Magdalena Czeczet Janiszewski was born January 1, 1913 and died December 25, 2012. She was preceded in death by her first husband, Karol Czeczet, the father of her daughters, Halina, her eight month old daughter, and her husband Frank Janiszewski. Her brother, Aleksander Krzywicki and sister, Zofia Korzeniewski. She was born in the beautiful country of Belarus (White Russia) old Poland.
The Russian revolution began shortly after her birth. The Red Army overthrew the Tsar and many people were killed or were sent to forced labor camps in Siberia. It was very bloody, especially for those that had high positions in the Tsar’s reign, priests and especially Aristocrats. In the time of the Tsar, to be an Aristocrat was a big honor because their forefathers were recognized by Kings for their bravery, but during the revolution they were considered number one enemies. Magdalena’s father was an Aristocrat and feared for his and his family’s life. He fled to his father who lived deep in the country near a forest. His father gave him a patch of land and her father built a home from lumber cut in the forest. It was a time of hardship and survival. The forest provided an abundance of berries and mushrooms. He planted an orchard with all kinds of fruit trees and he gathered honey from bee hives.
Magdalena with her sister and brother grew up there. It was a hard life without basic necessities and the constant fear of being discovered as the communists systematically tortured and killed those they were able to find. The family learned to survive under these conditions.
Magdalena was married at a very young age to Karol Czeczet. After a period of time, Stalin and Hitler began playing a tug of war because they both wanted that land. The communist took her husband to Siberia and she was left with two small children. Shortly afterward, she became paralyzed for eight months she survived with the assistance of her family and friends. She had just began walking when Germany invaded so the entire family was loaded into a cattle car and shipped to Germany. At that time, Hitler’s army either murdered its captives, sent them to a Concentration camp or shipped them to Germany to supply labor in factories or farms. The last option was available because German manpower was at war and workers were needed.
After reaching Germany, they were unloaded and the women farmers selected who they wanted to work for them. After her sister who had older kids and her mother were selected and taken away, only a crying Magdalena was left with her two small girls, ages 6 and 3 years old. No one wanted small kids. Finally, a farmer was persuaded to take them.
There were no tractors and every chore was done manually. Magdalena worked on the farm and in the fields from sun up to dark, while her small children were left all alone.
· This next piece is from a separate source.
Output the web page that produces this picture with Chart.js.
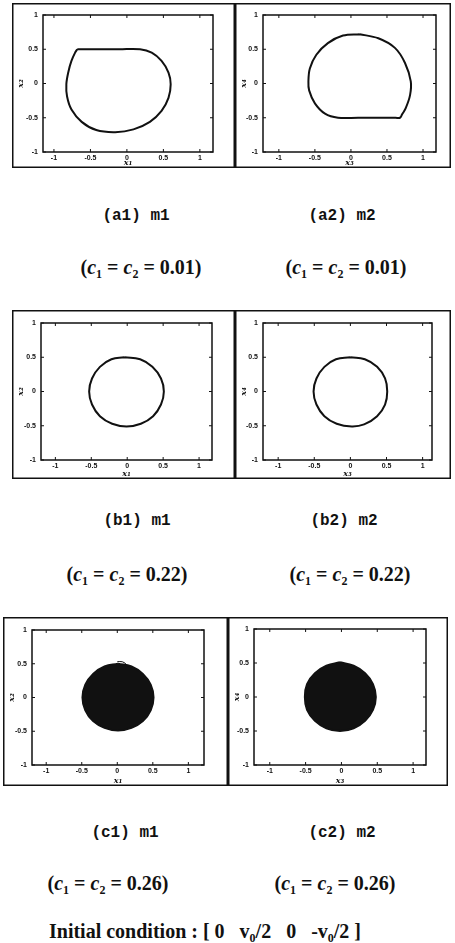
<!DOCTYPE html>
<html>
<head>
<meta charset="utf-8">
<script src="https://cdn.jsdelivr.net/npm/chart.js@4.4.1/dist/chart.umd.min.js"></script>
<style>
  html, body { margin: 0; padding: 0; background: #fff; }
  #page { position: relative; width: 455px; height: 943px; overflow: hidden; background: #fff; }
  canvas { position: absolute; }
  .cap { position: absolute; transform: translate(-50%, -50%); white-space: nowrap; line-height: 1; color: #111; }
  .mono { font-family: 'Liberation Mono', 'DejaVu Sans Mono', monospace; font-size: 16px; font-weight: bold; }
  .serif { font-family: 'Liberation Serif', 'DejaVu Serif', serif; font-size: 20px; font-weight: bold; }
  .serif sub { font-size: 0.6em; vertical-align: -0.3em; line-height: 0; }
</style>
</head>
<body>
<div id="page">
  <canvas id="a1"></canvas>
  <canvas id="a2"></canvas>
  <canvas id="b1"></canvas>
  <canvas id="b2"></canvas>
  <canvas id="c1"></canvas>
  <canvas id="c2"></canvas>

  <div class="cap mono" style="left:136px; top:216px;">(a1) m1</div>
  <div class="cap mono" style="left:342px; top:216px;">(a2) m2</div>
  <div class="cap serif" style="left:141px; top:267px;">(<i>c</i><sub>1</sub> = <i>c</i><sub>2</sub> = 0.01)</div>
  <div class="cap serif" style="left:346px; top:267px;">(<i>c</i><sub>1</sub> = <i>c</i><sub>2</sub> = 0.01)</div>

  <div class="cap mono" style="left:137px; top:521px;">(b1) m1</div>
  <div class="cap mono" style="left:344px; top:521px;">(b2) m2</div>
  <div class="cap serif" style="left:127px; top:574px;">(<i>c</i><sub>1</sub> = <i>c</i><sub>2</sub> = 0.22)</div>
  <div class="cap serif" style="left:350px; top:574px;">(<i>c</i><sub>1</sub> = <i>c</i><sub>2</sub> = 0.22)</div>

  <div class="cap mono" style="left:125px; top:833px;">(c1) m1</div>
  <div class="cap mono" style="left:342px; top:833px;">(c2) m2</div>
  <div class="cap serif" style="left:108px; top:883px;">(<i>c</i><sub>1</sub> = <i>c</i><sub>2</sub> = 0.26)</div>
  <div class="cap serif" style="left:335px; top:883px;">(<i>c</i><sub>1</sub> = <i>c</i><sub>2</sub> = 0.26)</div>

  <div class="cap serif" style="left:205px; top:931px;">Initial condition : [ 0 &nbsp; v<sub>0</sub>/2 &nbsp; 0 &nbsp; -v<sub>0</sub>/2 ]</div>
</div>

<script>
// axis ticks shared by every panel
const tickValues = [-1, -0.5, 0, 0.5, 1];
const tickLabels = ['-1', '-0.5', '0', '0.5', '1'];

// (a) c1 = c2 = 0.01
const a1X = [-0.68, -0.62, -0.40, -0.10, 0.18, 0.34, 0.475, 0.57, 0.60, 0.57, 0.475, 0.315, 0.09, -0.16, -0.42, -0.62, -0.76, -0.82, -0.83, -0.80, -0.76, -0.71, -0.68];
const a1Y = [0.50, 0.50, 0.50, 0.50, 0.50, 0.45, 0.33, 0.16, -0.01, -0.21, -0.40, -0.56, -0.67, -0.71, -0.68, -0.56, -0.38, -0.19, -0.01, 0.18, 0.33, 0.45, 0.50];
const a2X = [0.12, 0.38, 0.61, 0.75, 0.83, 0.82, 0.76, 0.71, 0.68, 0.62, 0.40, 0.10, -0.18, -0.36, -0.50, -0.58, -0.59, -0.57, -0.48, -0.32, -0.11, 0.12];
const a2Y = [0.72, 0.66, 0.52, 0.30, 0.03, -0.17, -0.36, -0.45, -0.50, -0.50, -0.50, -0.50, -0.50, -0.44, -0.29, -0.10, 0.03, 0.22, 0.42, 0.59, 0.70, 0.72];

// (b) c1 = c2 = 0.22
const b1X = [-0.04, 0.18, 0.35, 0.47, 0.51, 0.47, 0.36, 0.19, -0.01, -0.21, -0.38, -0.49, -0.53, -0.49, -0.38, -0.22, -0.04];
const b1Y = [0.50, 0.47, 0.36, 0.19, 0.00, -0.19, -0.36, -0.47, -0.51, -0.47, -0.36, -0.19, 0.00, 0.19, 0.36, 0.47, 0.50];
const b2X = [0.00, 0.20, 0.37, 0.48, 0.51, 0.48, 0.37, 0.19, 0.02, -0.19, -0.36, -0.47, -0.51, -0.47, -0.36, -0.20, 0.00];
const b2Y = [0.50, 0.47, 0.36, 0.19, 0.00, -0.19, -0.36, -0.48, -0.51, -0.47, -0.36, -0.19, 0.00, 0.19, 0.36, 0.47, 0.50];

// (c) c1 = c2 = 0.26 -- trajectory fills a disc
const c1X = [0.01, 0.20, 0.36, 0.47, 0.51, 0.47, 0.36, 0.20, 0.01, -0.18, -0.34, -0.45, -0.49, -0.45, -0.34, -0.18, 0.01];
const c1Y = [0.50, 0.46, 0.35, 0.19, 0.00, -0.19, -0.35, -0.45, -0.49, -0.45, -0.35, -0.19, 0.00, 0.19, 0.35, 0.46, 0.50];
const c1TailX = [0.00, 0.07, 0.12];
const c1TailY = [0.53, 0.53, 0.50];
const c2X = [-0.02, 0.17, 0.33, 0.44, 0.48, 0.44, 0.33, 0.17, -0.02, -0.21, -0.37, -0.48, -0.51, -0.48, -0.37, -0.21, -0.02];
const c2Y = [0.51, 0.46, 0.35, 0.19, 0.00, -0.19, -0.35, -0.46, -0.50, -0.46, -0.35, -0.19, 0.00, 0.19, 0.35, 0.46, 0.51];

// panel geometry: outer box and inner axes box in page pixels [left, top, right, bottom]
const panels = [
  { id: 'a1', box: [12, 3, 235, 168],    axes: [43, 15, 213, 152],   xr: [-1.15, 1.18], xs: a1X, ys: a1Y, xt: 'x₁', yt: 'x₂', filled: false, tension: 0.35 },
  { id: 'a2', box: [235, 3, 451, 168],   axes: [263, 15, 436, 152],  xr: [-1.22, 1.18], xs: a2X, ys: a2Y, xt: 'x₃', yt: 'x₄', filled: false, tension: 0.35 },
  { id: 'b1', box: [12, 310, 235, 479],  axes: [41, 323, 212, 460],  xr: [-1.20, 1.18], xs: b1X, ys: b1Y, xt: 'x₁', yt: 'x₂', filled: false, tension: 0.45 },
  { id: 'b2', box: [235, 310, 451, 479], axes: [263, 323, 432, 460], xr: [-1.21, 1.13], xs: b2X, ys: b2Y, xt: 'x₃', yt: 'x₄', filled: false, tension: 0.45 },
  { id: 'c1', box: [3, 617, 228, 786],   axes: [32, 630, 204, 765],  xr: [-1.20, 1.22], xs: c1X, ys: c1Y, xt: 'x₁', yt: 'x₂', filled: true, tension: 0.45,
    extra: { xs: c1TailX, ys: c1TailY } },
  { id: 'c2', box: [228, 617, 448, 786], axes: [254, 629, 426, 765], xr: [-1.22, 1.18], xs: c2X, ys: c2Y, xt: 'x₃', yt: 'x₄', filled: true, tension: 0.45 }
];

const ink = '#111';

// outer frame, axes box and inward ticks on all four sides
const framePlugin = {
  id: 'frame',
  afterDraw(chart) {
    const { ctx, chartArea: a, scales } = chart;
    const w = chart.width, h = chart.height;
    ctx.save();
    ctx.strokeStyle = ink;
    ctx.lineWidth = 1.5;
    ctx.strokeRect(0.75, 0.75, w - 1.5, h - 1.5);
    ctx.strokeRect(a.left, a.top, a.right - a.left, a.bottom - a.top);
    ctx.lineWidth = 1;
    ctx.beginPath();
    tickValues.forEach(v => {
      const px = scales.x.getPixelForValue(v);
      ctx.moveTo(px, a.bottom); ctx.lineTo(px, a.bottom - 3);
      ctx.moveTo(px, a.top); ctx.lineTo(px, a.top + 3);
      const py = scales.y.getPixelForValue(v);
      ctx.moveTo(a.left, py); ctx.lineTo(a.left + 3, py);
      ctx.moveTo(a.right, py); ctx.lineTo(a.right - 3, py);
    });
    ctx.stroke();
    ctx.restore();
  }
};

const tickFont = { family: "'Liberation Sans', Arial, sans-serif", size: 7, weight: 'bold' };
const titleFont = { family: "'DejaVu Serif', serif", size: 8, style: 'italic', weight: 'bold' };

const toPoints = (xs, ys) => xs.map((x, i) => ({ x, y: ys[i] }));

panels.forEach(p => {
  const [bl, bt, br, bb] = p.box;
  const [al, at, ar, ab] = p.axes;
  const canvas = document.getElementById(p.id);
  canvas.width = br - bl;
  canvas.height = bb - bt;
  canvas.style.left = bl + 'px';
  canvas.style.top = bt + 'px';

  const datasets = [{
    data: toPoints(p.xs, p.ys),
    borderColor: ink,
    backgroundColor: ink,
    borderWidth: 2,
    pointRadius: 0,
    tension: p.tension,
    fill: p.filled ? 'shape' : false
  }];
  if (p.extra) {
    datasets.push({
      data: toPoints(p.extra.xs, p.extra.ys),
      borderColor: ink,
      borderWidth: 1,
      pointRadius: 0,
      tension: 0.4,
      fill: false
    });
  }

  new Chart(canvas, {
    type: 'line',
    data: { datasets },
    options: {
      responsive: false,
      animation: false,
      events: [],
      layout: { padding: { top: at - bt, right: br - ar, left: 0, bottom: 0 } },
      plugins: { legend: { display: false }, tooltip: { enabled: false } },
      scales: {
        x: {
          type: 'linear',
          min: p.xr[0],
          max: p.xr[1],
          afterBuildTicks: s => { s.ticks = tickValues.map(v => ({ value: v })); },
          afterFit: s => { s.height = bb - ab; },
          grid: { display: false, drawTicks: false },
          border: { display: false },
          ticks: {
            font: tickFont, color: ink, padding: 2, maxRotation: 0, autoSkip: false,
            callback: v => tickLabels[tickValues.indexOf(v)]
          },
          title: { display: true, text: p.xt, font: titleFont, color: ink, padding: { top: 0, bottom: 0 } }
        },
        y: {
          type: 'linear',
          min: -1,
          max: 1,
          afterBuildTicks: s => { s.ticks = tickValues.map(v => ({ value: v })); },
          afterFit: s => { s.width = al - bl; },
          grid: { display: false, drawTicks: false },
          border: { display: false },
          ticks: {
            font: tickFont, color: ink, padding: 5, autoSkip: false,
            callback: v => tickLabels[tickValues.indexOf(v)]
          },
          title: { display: true, text: p.yt, font: titleFont, color: ink, padding: { top: 4, bottom: 0 } }
        }
      }
    },
    plugins: [framePlugin]
  });
});
</script>
</body>
</html>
There was nothing to occupy the children. She would see her daughters late at night. Her hands would shake so much that she had a hard time eating.
She thanked God for the American soldiers who freed her, her relatives and all the captive people in 1945. She was grateful to all the American people that sent their support to all the displaced war victims. She immigrated to this wonderful country in 1955 and has constantly prayed for all the American soldiers around the world.
Magdalena was a very generous person. She always loved to give. She was an excellent cook and enjoyed sharing with friends and relatives. She especially loved her Polish traditions. Traditional Polish Easter and Christmas meals are still observed by her children and grandchildren. She will be missed very much by her daughters and their families.
Her daughter Emilia is married to Richard LaBarbera. They live in Denton, TX. They have two children. Kristina, who is married to Dr. Ajay Menon. They have two children, Jason and Maya. They live in Fort Collins, Colorado. And Anthony LaBarbera who lives in Denton, TX. He has three children, Lailee, Joseph, and Leah. Their mother, Laura lives in Hickory Creek, TX.
Elwira is married to Zigmunt Czajkowski. They live in Clinton Township, Michigan. They have one child, Anita who is married to Deacon Michael Houghton. They have three children, Matthew, Mellisa, and Nicholas. They live in Rochester Hills, Michigan.
She also leaves a widowed niece, Helen Zawadski, who lives in Hamtramck, Michigan and her six children.
Visitation will be on Friday, December 28, 2012 from 6-8 pm with a Rosary beginning at 7:00 pm at DeBerry Funeral Directors. The funeral service will be on Saturday, December 29, 2012 at 11:00 am at Immaculate Conception Catholic Church. Burial will follow at Roselawn Memorial Park.